When Women Were Dragons
by Kelly BarnhillGenres: Fiction / Coming of Age, Fiction / Fantasy / General, Fiction / Feminist
Published on May 3, 2022
Pages: 352
Format: eBook Source: Library
A rollicking feminist tale set in 1950s America where thousands of women have spontaneously transformed into dragons, exploding notions of a woman’s place in the world and expanding minds about accepting others for who they really are. • The first adult novel by the Newbery award-winning author of The Girl Who Drank the Moon
Alex Green is a young girl in a world much like ours, except for its most seminal event: the Mass Dragoning of 1955, when hundreds of thousands of ordinary wives and mothers sprouted wings, scales, and talons; left a trail of fiery destruction in their path; and took to the skies. Was it their choice? What will become of those left behind? Why did Alex’s beloved aunt Marla transform but her mother did not? Alex doesn’t know. It’s taboo to speak of.
Forced into silence, Alex nevertheless must face the consequences of this astonishing event: a mother more protective than ever; an absentee father; the upsetting insistence that her aunt never even existed; and
watching her beloved cousin Bea become dangerously obsessed with the forbidden.In this timely and timeless speculative novel, award-winning author Kelly Barnhill boldly explores rage, memory, and the tyranny of forced limitations.
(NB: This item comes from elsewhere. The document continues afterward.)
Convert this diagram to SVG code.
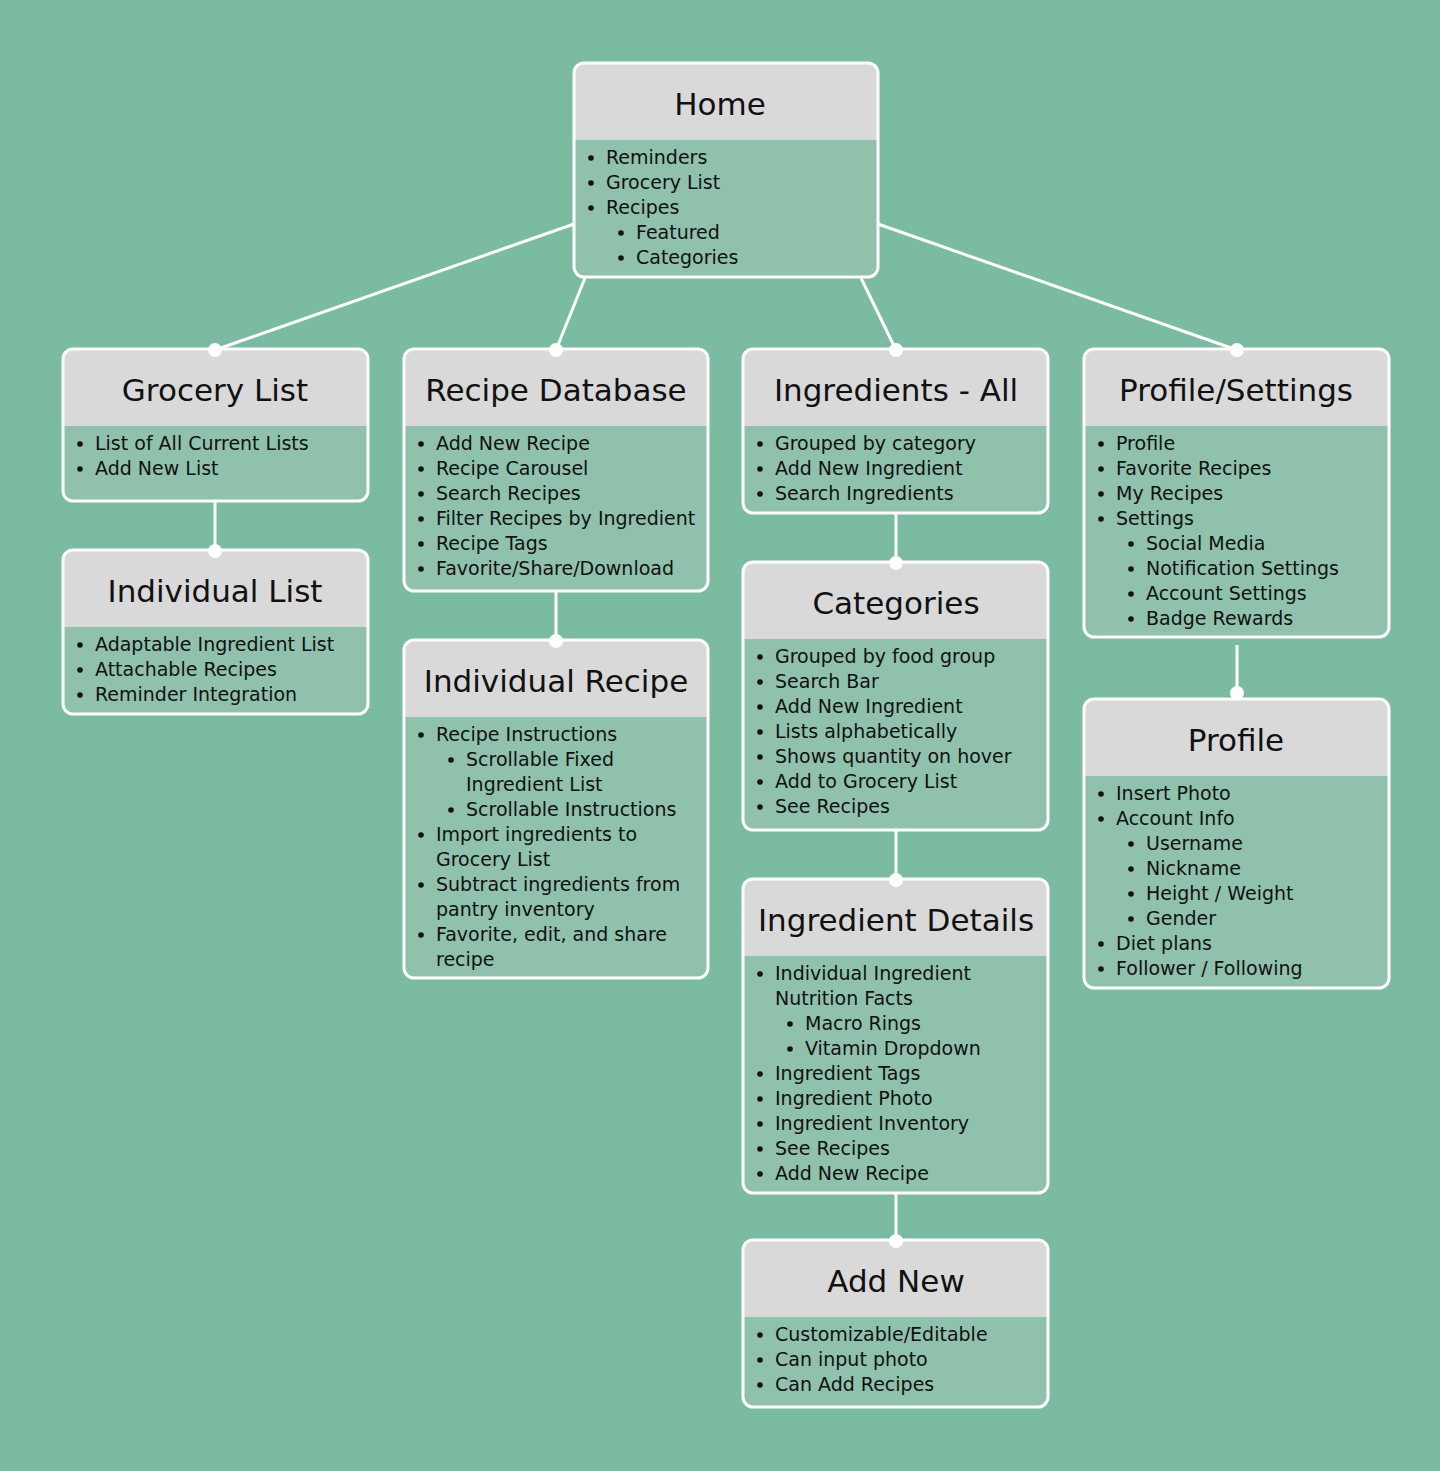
<svg xmlns="http://www.w3.org/2000/svg" width="1440" height="1471" viewBox="0 0 1440 1471">
<style>
.body{fill:#8fc1ad}
.hdr{fill:#d9d9d9}
.outline{fill:none;stroke:#ffffff;stroke-width:3}
.t{font-family:"DejaVu Sans",sans-serif;font-size:31px;fill:#111;text-anchor:middle}
.i{font-family:"DejaVu Sans",sans-serif;font-size:19px;fill:#111}
.b{fill:#111}
.conn{stroke:#ffffff;stroke-width:3;fill:none}
.dot{fill:#ffffff}
</style>
<rect x="0" y="0" width="1440" height="1471" fill="#7abba2"/>

<g id="home">
<rect class="body" x="574" y="63" width="304" height="214" rx="10"/>
<path class="hdr" d="M574,140 V73 Q574,63 584,63 H868 Q878,63 878,73 V140 Z"/>
<rect class="outline" x="574" y="63" width="304" height="214" rx="10"/>
<text class="t" x="720" y="115">Home</text>
<g transform="translate(0,1)">
<circle class="b" cx="591" cy="157" r="2.8"/><text class="i" x="606" y="163">Reminders</text>
<circle class="b" cx="591" cy="182" r="2.8"/><text class="i" x="606" y="188">Grocery List</text>
<circle class="b" cx="591" cy="207" r="2.8"/><text class="i" x="606" y="213">Recipes</text>
<circle class="b" cx="621" cy="232" r="2.8"/><text class="i" x="636" y="238">Featured</text>
<circle class="b" cx="621" cy="257" r="2.8"/><text class="i" x="636" y="263">Categories</text>
</g>
</g>

<g id="grocery-list">
<rect class="body" x="63" y="349" width="305" height="152" rx="10"/>
<path class="hdr" d="M63,426 V359 Q63,349 73,349 H358 Q368,349 368,359 V426 Z"/>
<rect class="outline" x="63" y="349" width="305" height="152" rx="10"/>
<text class="t" x="215" y="401">Grocery List</text>
<g transform="translate(0,1)">
<circle class="b" cx="80" cy="443" r="2.8"/><text class="i" x="95" y="449">List of All Current Lists</text>
<circle class="b" cx="80" cy="468" r="2.8"/><text class="i" x="95" y="474">Add New List</text>
</g>
</g>

<g id="recipe-database">
<rect class="body" x="404" y="349" width="304" height="242" rx="10"/>
<path class="hdr" d="M404,426 V359 Q404,349 414,349 H698 Q708,349 708,359 V426 Z"/>
<rect class="outline" x="404" y="349" width="304" height="242" rx="10"/>
<text class="t" x="556" y="401">Recipe Database</text>
<g transform="translate(0,1)">
<circle class="b" cx="421" cy="443" r="2.8"/><text class="i" x="436" y="449">Add New Recipe</text>
<circle class="b" cx="421" cy="468" r="2.8"/><text class="i" x="436" y="474">Recipe Carousel</text>
<circle class="b" cx="421" cy="493" r="2.8"/><text class="i" x="436" y="499">Search Recipes</text>
<circle class="b" cx="421" cy="518" r="2.8"/><text class="i" x="436" y="524">Filter Recipes by Ingredient</text>
<circle class="b" cx="421" cy="543" r="2.8"/><text class="i" x="436" y="549">Recipe Tags</text>
<circle class="b" cx="421" cy="568" r="2.8"/><text class="i" x="436" y="574">Favorite/Share/Download</text>
</g>
</g>

<g id="ingredients-all">
<rect class="body" x="743" y="349" width="305" height="164" rx="10"/>
<path class="hdr" d="M743,426 V359 Q743,349 753,349 H1038 Q1048,349 1048,359 V426 Z"/>
<rect class="outline" x="743" y="349" width="305" height="164" rx="10"/>
<text class="t" x="896" y="401">Ingredients - All</text>
<g transform="translate(0,1)">
<circle class="b" cx="760" cy="443" r="2.8"/><text class="i" x="775" y="449">Grouped by category</text>
<circle class="b" cx="760" cy="468" r="2.8"/><text class="i" x="775" y="474">Add New Ingredient</text>
<circle class="b" cx="760" cy="493" r="2.8"/><text class="i" x="775" y="499">Search Ingredients</text>
</g>
</g>

<g id="profile-settings">
<rect class="body" x="1084" y="349" width="305" height="288" rx="10"/>
<path class="hdr" d="M1084,426 V359 Q1084,349 1094,349 H1379 Q1389,349 1389,359 V426 Z"/>
<rect class="outline" x="1084" y="349" width="305" height="288" rx="10"/>
<text class="t" x="1236" y="401">Profile/Settings</text>
<g transform="translate(0,1)">
<circle class="b" cx="1101" cy="443" r="2.8"/><text class="i" x="1116" y="449">Profile</text>
<circle class="b" cx="1101" cy="468" r="2.8"/><text class="i" x="1116" y="474">Favorite Recipes</text>
<circle class="b" cx="1101" cy="493" r="2.8"/><text class="i" x="1116" y="499">My Recipes</text>
<circle class="b" cx="1101" cy="518" r="2.8"/><text class="i" x="1116" y="524">Settings</text>
<circle class="b" cx="1131" cy="543" r="2.8"/><text class="i" x="1146" y="549">Social Media</text>
<circle class="b" cx="1131" cy="568" r="2.8"/><text class="i" x="1146" y="574">Notification Settings</text>
<circle class="b" cx="1131" cy="593" r="2.8"/><text class="i" x="1146" y="599">Account Settings</text>
<circle class="b" cx="1131" cy="618" r="2.8"/><text class="i" x="1146" y="624">Badge Rewards</text>
</g>
</g>

<g id="individual-list">
<rect class="body" x="63" y="550" width="305" height="164" rx="10"/>
<path class="hdr" d="M63,627 V560 Q63,550 73,550 H358 Q368,550 368,560 V627 Z"/>
<rect class="outline" x="63" y="550" width="305" height="164" rx="10"/>
<text class="t" x="215" y="602">Individual List</text>
<g transform="translate(0,1)">
<circle class="b" cx="80" cy="644" r="2.8"/><text class="i" x="95" y="650">Adaptable Ingredient List</text>
<circle class="b" cx="80" cy="669" r="2.8"/><text class="i" x="95" y="675">Attachable Recipes</text>
<circle class="b" cx="80" cy="694" r="2.8"/><text class="i" x="95" y="700">Reminder Integration</text>
</g>
</g>

<g id="individual-recipe">
<rect class="body" x="404" y="640" width="304" height="338" rx="10"/>
<path class="hdr" d="M404,717 V650 Q404,640 414,640 H698 Q708,640 708,650 V717 Z"/>
<rect class="outline" x="404" y="640" width="304" height="338" rx="10"/>
<text class="t" x="556" y="692">Individual Recipe</text>
<g transform="translate(0,1)">
<circle class="b" cx="421" cy="734" r="2.8"/><text class="i" x="436" y="740">Recipe Instructions</text>
<circle class="b" cx="451" cy="759" r="2.8"/><text class="i" x="466" y="765">Scrollable Fixed</text>
<text class="i" x="466" y="790">Ingredient List</text>
<circle class="b" cx="451" cy="809" r="2.8"/><text class="i" x="466" y="815">Scrollable Instructions</text>
<circle class="b" cx="421" cy="834" r="2.8"/><text class="i" x="436" y="840">Import ingredients to</text>
<text class="i" x="436" y="865">Grocery List</text>
<circle class="b" cx="421" cy="884" r="2.8"/><text class="i" x="436" y="890">Subtract ingredients from</text>
<text class="i" x="436" y="915">pantry inventory</text>
<circle class="b" cx="421" cy="934" r="2.8"/><text class="i" x="436" y="940">Favorite, edit, and share</text>
<text class="i" x="436" y="965">recipe</text>
</g>
</g>

<g id="categories">
<rect class="body" x="743" y="562" width="305" height="268" rx="10"/>
<path class="hdr" d="M743,639 V572 Q743,562 753,562 H1038 Q1048,562 1048,572 V639 Z"/>
<rect class="outline" x="743" y="562" width="305" height="268" rx="10"/>
<text class="t" x="896" y="614">Categories</text>
<g transform="translate(0,1)">
<circle class="b" cx="760" cy="656" r="2.8"/><text class="i" x="775" y="662">Grouped by food group</text>
<circle class="b" cx="760" cy="681" r="2.8"/><text class="i" x="775" y="687">Search Bar</text>
<circle class="b" cx="760" cy="706" r="2.8"/><text class="i" x="775" y="712">Add New Ingredient</text>
<circle class="b" cx="760" cy="731" r="2.8"/><text class="i" x="775" y="737">Lists alphabetically</text>
<circle class="b" cx="760" cy="756" r="2.8"/><text class="i" x="775" y="762">Shows quantity on hover</text>
<circle class="b" cx="760" cy="781" r="2.8"/><text class="i" x="775" y="787">Add to Grocery List</text>
<circle class="b" cx="760" cy="806" r="2.8"/><text class="i" x="775" y="812">See Recipes</text>
</g>
</g>

<g id="ingredient-details">
<rect class="body" x="743" y="879" width="305" height="314" rx="10"/>
<path class="hdr" d="M743,956 V889 Q743,879 753,879 H1038 Q1048,879 1048,889 V956 Z"/>
<rect class="outline" x="743" y="879" width="305" height="314" rx="10"/>
<text class="t" x="896" y="931">Ingredient Details</text>
<g transform="translate(0,1)">
<circle class="b" cx="760" cy="973" r="2.8"/><text class="i" x="775" y="979">Individual Ingredient</text>
<text class="i" x="775" y="1004">Nutrition Facts</text>
<circle class="b" cx="790" cy="1023" r="2.8"/><text class="i" x="805" y="1029">Macro Rings</text>
<circle class="b" cx="790" cy="1048" r="2.8"/><text class="i" x="805" y="1054">Vitamin Dropdown</text>
<circle class="b" cx="760" cy="1073" r="2.8"/><text class="i" x="775" y="1079">Ingredient Tags</text>
<circle class="b" cx="760" cy="1098" r="2.8"/><text class="i" x="775" y="1104">Ingredient Photo</text>
<circle class="b" cx="760" cy="1123" r="2.8"/><text class="i" x="775" y="1129">Ingredient Inventory</text>
<circle class="b" cx="760" cy="1148" r="2.8"/><text class="i" x="775" y="1154">See Recipes</text>
<circle class="b" cx="760" cy="1173" r="2.8"/><text class="i" x="775" y="1179">Add New Recipe</text>
</g>
</g>

<g id="add-new">
<rect class="body" x="743" y="1240" width="305" height="167" rx="10"/>
<path class="hdr" d="M743,1317 V1250 Q743,1240 753,1240 H1038 Q1048,1240 1048,1250 V1317 Z"/>
<rect class="outline" x="743" y="1240" width="305" height="167" rx="10"/>
<text class="t" x="896" y="1292">Add New</text>
<g transform="translate(0,1)">
<circle class="b" cx="760" cy="1334" r="2.8"/><text class="i" x="775" y="1340">Customizable/Editable</text>
<circle class="b" cx="760" cy="1359" r="2.8"/><text class="i" x="775" y="1365">Can input photo</text>
<circle class="b" cx="760" cy="1384" r="2.8"/><text class="i" x="775" y="1390">Can Add Recipes</text>
</g>
</g>

<g id="profile">
<rect class="body" x="1084" y="699" width="305" height="289" rx="10"/>
<path class="hdr" d="M1084,776 V709 Q1084,699 1094,699 H1379 Q1389,699 1389,709 V776 Z"/>
<rect class="outline" x="1084" y="699" width="305" height="289" rx="10"/>
<text class="t" x="1236" y="751">Profile</text>
<g transform="translate(0,1)">
<circle class="b" cx="1101" cy="793" r="2.8"/><text class="i" x="1116" y="799">Insert Photo</text>
<circle class="b" cx="1101" cy="818" r="2.8"/><text class="i" x="1116" y="824">Account Info</text>
<circle class="b" cx="1131" cy="843" r="2.8"/><text class="i" x="1146" y="849">Username</text>
<circle class="b" cx="1131" cy="868" r="2.8"/><text class="i" x="1146" y="874">Nickname</text>
<circle class="b" cx="1131" cy="893" r="2.8"/><text class="i" x="1146" y="899">Height / Weight</text>
<circle class="b" cx="1131" cy="918" r="2.8"/><text class="i" x="1146" y="924">Gender</text>
<circle class="b" cx="1101" cy="943" r="2.8"/><text class="i" x="1116" y="949">Diet plans</text>
<circle class="b" cx="1101" cy="968" r="2.8"/><text class="i" x="1116" y="974">Follower / Following</text>
</g>
</g>

<g id="connectors">
<line class="conn" x1="574" y1="224" x2="215" y2="350"/>
<line class="conn" x1="585" y1="278" x2="556" y2="350"/>
<line class="conn" x1="861" y1="278" x2="896" y2="350"/>
<line class="conn" x1="878" y1="224" x2="1237" y2="350"/>
<line class="conn" x1="215" y1="502" x2="215" y2="551"/>
<line class="conn" x1="556" y1="592" x2="556" y2="641"/>
<line class="conn" x1="896" y1="514" x2="896" y2="563"/>
<line class="conn" x1="896" y1="831" x2="896" y2="880"/>
<line class="conn" x1="896" y1="1194" x2="896" y2="1241"/>
<line class="conn" x1="1237" y1="645" x2="1237" y2="693"/>
<circle class="dot" cx="215" cy="350" r="7"/>
<circle class="dot" cx="556" cy="350" r="7"/>
<circle class="dot" cx="896" cy="350" r="7"/>
<circle class="dot" cx="1237" cy="350" r="7"/>
<circle class="dot" cx="215" cy="551" r="7"/>
<circle class="dot" cx="556" cy="641" r="7"/>
<circle class="dot" cx="896" cy="563" r="7"/>
<circle class="dot" cx="896" cy="880" r="7"/>
<circle class="dot" cx="896" cy="1241" r="7"/>
<circle class="dot" cx="1237" cy="693" r="7"/>
</g>
</svg>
When Women Were Dragons exposes a world that wants to keep women small—their lives and their prospects—and examines what happens when they rise en masse and take up the space they deserve.
The Mass Dragoning of 1955 changed society. Suddenly a huge number of women were just gone. A lot of husbands and other nasty men died violently that day. And now, it just isn’t mentioned in polite society.
“People are awfully good at forgetting unpleasant things.”
This is a book about the empowerment that can come from female rage. Alex’s aunt never quite fit into the hetereosexual, patriarchial society that had strict ideas about how women should behave. Now she is gone and left behind her daughter Beatrice. Alex ends up raising Beatrice and trying to live up to her mother’s ideals.
Alex and her mother were both brilliant at math. Her mother did not dragon and impressed upon Alex the importance of never mentioning it. She never mentioned her sister, even to the point of insisting that Beatrice was Alex’s sister and always had been.
“And now I realize, there is a freedom in forgetting. Or at least it is something that feels like freedom. There is a freedom in not asking questions. There is a freedom in being unburdened by unpleasant information. And sometimes, a person has to hang on to whatever freedoms she can get.”
I’m not sure how we are supposed to feel about the women who don’t transition. Are they choosing to live a human life? Are they being held back by something? Several are described as living their own mighty lives. I’m not quite sure what point the author was trying to make with them. I loved the librarian in the book. She’s amazing and she wasn’t a dragon.
I’ve seen a lot of people on Goodreads be super concerned about the types of women mentioned in this book. I read one review that went on about how there were only white lesbians in the book and everyone else was ignored. All types of women are discussed in the book. There are both cis and trans women. Women of all ages and races are here. There are drag performers who transition during a show. It isn’t explicitly stated whether they were transwomen or cis men or genderqueer or what.
This book wasn’t as plot-driven as the stories that I usually read. Because of that I had to sort of push myself to get through it. I was interested mainly in the excerpts from Congressional hearings and other news that was interspersed through the main narrative. Those kept me coming back. Alex’s story was much slower and less well explained.
This story was inspired by the author’s rage while watching the confirmation hearing of Brett Kavanaugh and the testimony of Dr. Christine Blasey Ford. The examples of sexism in this book are absolutely rage inducing and oh so relatable. May we all be dragons.